Dir. Matt Aselton, US, 2008, 98 mins
Paul Dano, Zooey Deschanel, John Goodman
Review by Carol Allen
Aselton's debut film is an offbeat and unusual story with a first class cast but it doesn't convince on a realistic level and if, as one suspects, it is intended as a comic fantasy, it doesn't really work as that either.
Dano, the creepy preacher man from "There Will Be Blood", plays mattress salesman Brian Weathersby, who falls into a romance with rich and wacky Harriet (Deschanel), when she comes into his store and falls asleep on one of his mattresses. Both of them have hang ups about their parents - not exactly a new concept that, of course. Harriet's father is a rich, loudmouthed art collector (Goodman). Brian, the third and "afterthought" child of now elderly parents(Ed Asner and Jane Alexander), is suffering from some sort of identity crisis, while at the same time trying to adopt a baby from China.

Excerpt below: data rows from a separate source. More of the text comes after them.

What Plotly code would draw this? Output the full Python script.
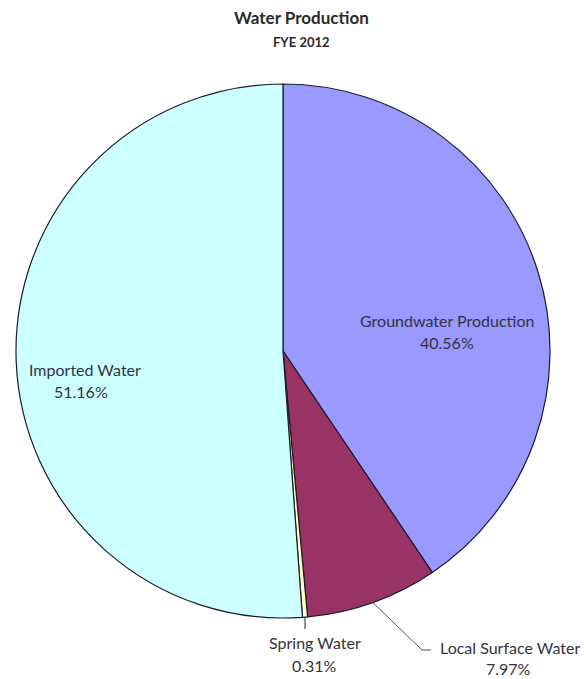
import math
import plotly.graph_objects as go

# Water production sources, FYE 2012 (share of total, %)
sources = ["Groundwater Production", "Local Surface Water", "Spring Water", "Imported Water"]
shares = [40.56, 7.97, 0.31, 51.16]
colors = ["#9999FF", "#993366", "#FFFFCC", "#CCFFFF"]

W, H = 586, 679
CX, CY, R = 283, 351, 267  # pie centre and radius in pixels


def px(x):
    return x / W


def py(y):
    return 1 - y / H


def edge_point(idx, frac=1.0):
    """Point at the middle angle of slice idx, frac*R from the centre (pixels)."""
    total = sum(shares)
    start = sum(shares[:idx]) / total
    mid = start + shares[idx] / total / 2
    ang = 2 * math.pi * mid  # clockwise from 12 o'clock
    return CX + frac * R * math.sin(ang), CY - frac * R * math.cos(ang)


fig = go.Figure(
    go.Pie(
        labels=sources,
        values=shares,
        sort=False,
        direction="clockwise",
        rotation=0,
        marker=dict(colors=colors, line=dict(color="#1c1c2c", width=1.2)),
        textinfo="none",
        hoverinfo="label+percent",
        domain=dict(x=[px(CX - R), px(CX + R)], y=[py(CY + R), py(CY - R)]),
        showlegend=False,
    )
)

FONT = "Lato"
TXT = "#33333f"


def note(text, x, y, size, color=TXT):
    return dict(text=text, x=px(x), y=py(y), xref="paper", yref="paper",
                xanchor="center", yanchor="middle", showarrow=False,
                font=dict(family=FONT, size=size, color=color))


# label placement: (name centre x, name y, percent centre x, percent y)
label_pos = {
    "Groundwater Production": (447, 320, 447, 342),
    "Imported Water": (85, 370, 81, 392),
    "Spring Water": (315, 642, 314, 665),
    "Local Surface Water": (510, 647, 508, 668),
}

annotations = [
    note("<b>Water Production</b>", 301, 17, 17, "#2a2a2a"),
    note("<b>FYE 2012</b>", 301, 42, 13, "#2a2a2a"),
]
for name, val in zip(sources, shares):
    nx, ny, vx, vy = label_pos[name]
    annotations.append(note(name, nx, ny, 16))
    annotations.append(note(f"{val:.2f}%", vx, vy, 16))

# leader lines for the small slices
shapes = []
lx, ly = edge_point(sources.index("Local Surface Water"))
shapes.append(dict(type="path", xref="paper", yref="paper",
                   path=f"M {px(lx)},{py(ly)} L {px(422)},{py(650)} L {px(431)},{py(650)}",
                   line=dict(color="#555555", width=1)))
sx, sy = edge_point(sources.index("Spring Water"))
shapes.append(dict(type="line", xref="paper", yref="paper",
                   x0=px(sx), y0=py(sy), x1=px(sx), y1=py(629),
                   line=dict(color="#222222", width=1)))

fig.update_layout(
    width=W, height=H,
    margin=dict(l=0, r=0, t=0, b=0),
    paper_bgcolor="white",
    plot_bgcolor="white",
    annotations=annotations,
    shapes=shapes,
)

fig.write_html("out.html")
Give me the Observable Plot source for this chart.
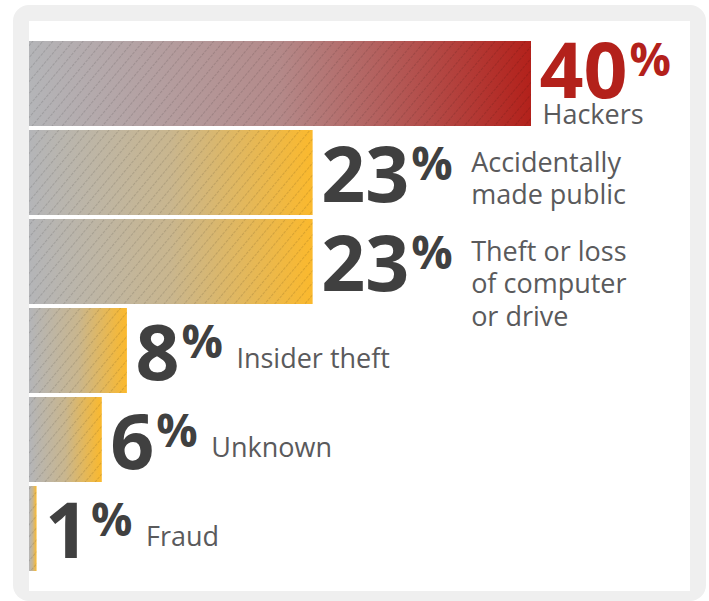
<!DOCTYPE html>
<html>
<head>
<meta charset="utf-8">
<script src="https://cdn.jsdelivr.net/npm/d3@7"></script>
<script src="https://cdn.jsdelivr.net/npm/@observablehq/plot@0.6"></script>
<style>
  html, body { margin: 0; padding: 0; background: #fff; }
  #frame {
    position: absolute; left: 13px; top: 5px;
    width: 661px; height: 570px;
    padding: 16px 16px 10px 16px;
    background: #efefef; border-radius: 16px;
  }
  #inner { background: #fff; width: 661px; height: 570px; }
</style>
</head>
<body>
<div id="frame"><div id="inner"></div></div>
<script>
// ---- data ----
const causes = ["Hackers", "Accidentally\nmade public", "Theft or loss\nof computer\nor drive", "Insider theft", "Unknown", "Fraud"];
const shares = [40, 22.6, 22.6, 7.8, 5.8, 0.6];   // bar lengths, % of breaches
const leadCause = "Hackers";

const data = causes.map((c, i) => ({
  cause: c,
  share: shares[i],
  pct: Math.round(shares[i]),
  lead: c === leadCause
}));

const RED = "#b3211b", GOLD = "#fbb92d", GREY = "#b4b5b8";
const DARK = "#404040", LABEL = "#5a5a5c";

const svg = Plot.plot({
  width: 661,
  height: 570,
  marginTop: 20,
  marginBottom: 20,
  marginLeft: 0,
  marginRight: 159,
  style: { background: "transparent", fontFamily: "'Open Sans', sans-serif", overflow: "visible" },
  x: { domain: [0, 40], axis: null },
  y: { domain: causes, axis: null, paddingInner: 0.045, paddingOuter: 0 },
  marks: [
    Plot.barX(data.filter(d => d.lead), { x: "share", y: "cause", fill: "url(#gradRed)" }),
    Plot.barX(data.filter(d => !d.lead), { x: "share", y: "cause", fill: "url(#gradGold)" }),
    Plot.barX(data, { x: "share", y: "cause", fill: "url(#hatch)" }),
    // big percentages
    Plot.text(data.filter(d => d.lead), {
      x: "share", y: "cause", text: d => d.pct + "%",
      textAnchor: "start", lineAnchor: "bottom", dx: 8, dy: 13.5,
      fontSize: 77, fontWeight: 700, fill: RED
    }),
    Plot.text(data.filter(d => !d.lead), {
      x: "share", y: "cause", text: d => d.pct + "%",
      textAnchor: "start", lineAnchor: "bottom", dx: 8, dy: 29,
      fontSize: 77, fontWeight: 700, fill: DARK
    }),
    // cause labels
    Plot.text(data.filter(d => d.lead), {
      x: "share", y: "cause", text: "cause",
      textAnchor: "start", lineAnchor: "bottom", dx: 11, dy: 39.5,
      fontSize: 27, fill: LABEL
    }),
    Plot.text(data.filter(d => !d.lead && d.pct >= 10), {
      x: "share", y: "cause", text: "cause",
      textAnchor: "start", lineAnchor: "top", lineHeight: 1.2, dx: 158, dy: -24,
      fontSize: 27, fill: LABEL
    }),
    Plot.text(data.filter(d => d.pct < 10), {
      x: "share", y: "cause", text: "cause",
      textAnchor: "start", lineAnchor: "bottom", dx: 109, dy: 17,
      fontSize: 27, fill: LABEL
    })
  ]
});

// gradients and hatch pattern
const defs = d3.select(svg).insert("defs", ":first-child");
function grad(id, to) {
  const g = defs.append("linearGradient").attr("id", id).attr("x1", 0).attr("x2", 1).attr("y1", 0).attr("y2", 0);
  g.append("stop").attr("offset", "0%").attr("stop-color", GREY);
  g.append("stop").attr("offset", "50%").attr("stop-color", d3.interpolateRgb(GREY, to)(0.3));
  g.append("stop").attr("offset", "100%").attr("stop-color", to);
}
grad("gradRed", RED);
grad("gradGold", GOLD);
const pat = defs.append("pattern").attr("id", "hatch")
  .attr("patternUnits", "userSpaceOnUse").attr("width", 7.7).attr("height", 20)
  .attr("patternTransform", "rotate(40)");
pat.append("line").attr("x1", 0.5).attr("x2", 0.5).attr("y1", 0).attr("y2", 20)
  .attr("stroke", "#000").attr("stroke-opacity", 0.12).attr("stroke-width", 1)
  .attr("stroke-dasharray", "3 1");

// superscript percent sign
d3.select(svg).selectAll("text").each(function () {
  const s = this.textContent;
  if (!s.endsWith("%")) return;
  const num = s.slice(0, -1), sign = s.slice(-1);
  this.textContent = "";
  d3.select(this).append("tspan").text(num);
  d3.select(this).append("tspan").attr("font-size", 46).attr("dy", -22).attr("dx", 2).text(sign);
});

document.getElementById("inner").appendChild(svg);
</script>
</body>
</html>
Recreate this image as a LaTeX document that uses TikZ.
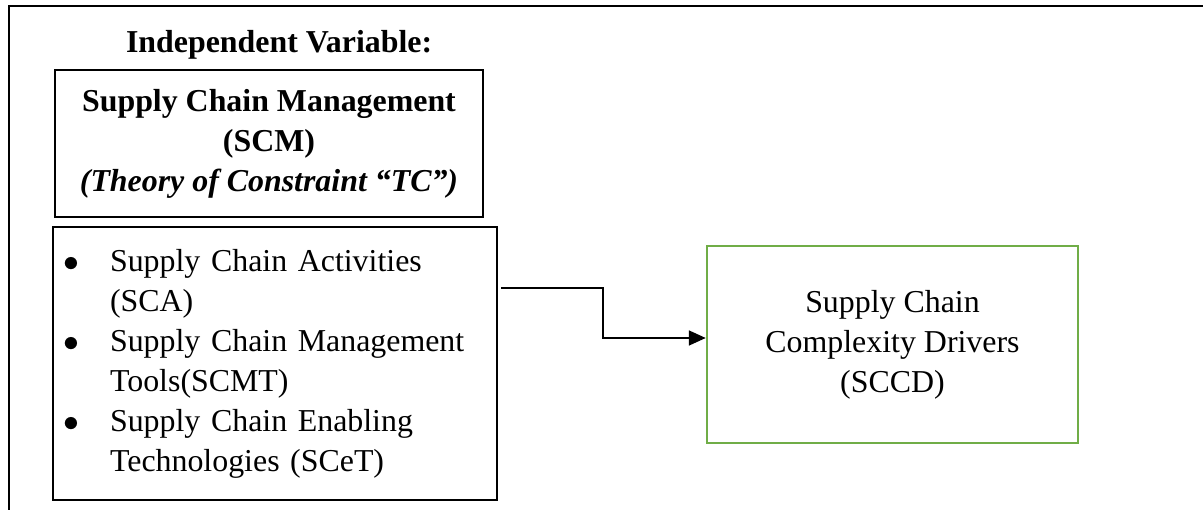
\documentclass[tikz,border=0pt]{standalone}
\usepackage{fontspec}
\setmainfont{Liberation Serif}
\usetikzlibrary{arrows.meta,positioning}
\definecolor{boxgreen}{RGB}{112,173,71}

\begin{document}
\begin{tikzpicture}[
  x=0.345pt, y=-0.345pt,
  font=\fontsize{11}{13.8}\selectfont,
  box/.style={draw=black, rectangle, line width=0.5pt, align=center, inner sep=3pt},
  listbox/.style={draw=black, rectangle, line width=0.5pt, align=left, inner xsep=3.8pt,
    text width=145.6pt, minimum height=94.2pt},
  outcome/.style={draw=boxgreen, rectangle, line width=0.9pt, align=center,
    minimum width=128pt, minimum height=68pt},
  arrow/.style={-{Triangle[length=5.8pt,width=5.2pt]}, line width=0.4pt},
  frame/.style={line width=0.7pt},
]
  \useasboundingbox (0,0) rectangle (1203,510);

  % outer frame
  \coordinate (framebl) at (9,510);
  \coordinate (framecorner) at (9,6);
  \coordinate (frametr) at (1203,6);
  \draw[frame] (framebl) -- (framecorner) -- (frametr);

  \node[box, minimum width=147.7pt, minimum height=50.7pt] (scm) at (269,143.5)
    {\textbf{Supply Chain Management}\\\textbf{(SCM)}\\\textbf{\textit{(Theory of Constraint “TC”)}}};
  \node[above=0pt of scm, xshift=3.5pt, font=\fontsize{11}{13.8}\selectfont\bfseries] (title)
    {Independent Variable:};

  \node[listbox] (dims) at (275,363.5)
    {\makebox[15.9pt][l]{$\bullet$}Supply Chain Activities\\
     \hspace*{15.9pt}(SCA)\\
     \makebox[15.9pt][l]{$\bullet$}Supply Chain Management\\
     \hspace*{15.9pt}Tools(SCMT)\\
     \makebox[15.9pt][l]{$\bullet$}Supply Chain Enabling\\
     \hspace*{15.9pt}Technologies (SCeT)};

  \node[outcome] (sccd) at (892.5,344.5) {Supply Chain\\Complexity Drivers\\(SCCD)};

  \coordinate (start) at (501,288);
  \coordinate (bend) at (603,338);
  \draw[arrow] (start) -| (bend) -- (sccd.west |- bend);
\end{tikzpicture}
\end{document}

Dano is a good actor but he doesn't really have a well drawn character to latch onto here, while Deschanel's cute and attractive as Harriet but definitely flaky. Brian and Harriet both come over as depressed, dozy and at times almost catatonic, mouthing flat and dreamy dialogue in a relationship which appears to be based on very little substance. Brian's reasons for wishing to adopt a Chinese baby seem a bit insubstantial as well to say the least and in real life he wouldn't have a prayer. And when we discover the reasons for their neuroses from Harriet's equally flaky mother and Brian's mum, one does tend to think they're actually rather spoiled young people being unhappy for no good reason and should "get over it".
Oddly for a film where the story's about young people, it's the older generation who give it what energy it has. Goodman gives the story some colour and the whole thing lifts when he's on screen. Asner too as Brian's dad livens things up. Clarke Peters plays what one might term the "Morgan Freeman role" of the wise, older black guy, while Alexander is sadly underused as Brian's mum. And there's a sequence involving the unpleasant and violent death of an aggressive homeless man, which is not only out of key with the overall tone of the film, but seems utterly pointless and irrelevant. Aselton's use of the camera with its emotionally remote and objective viewpoint is interesting and the contributions of the supporting older actors make the film watchable. But overall it's somewhat unengaging and inconsequential.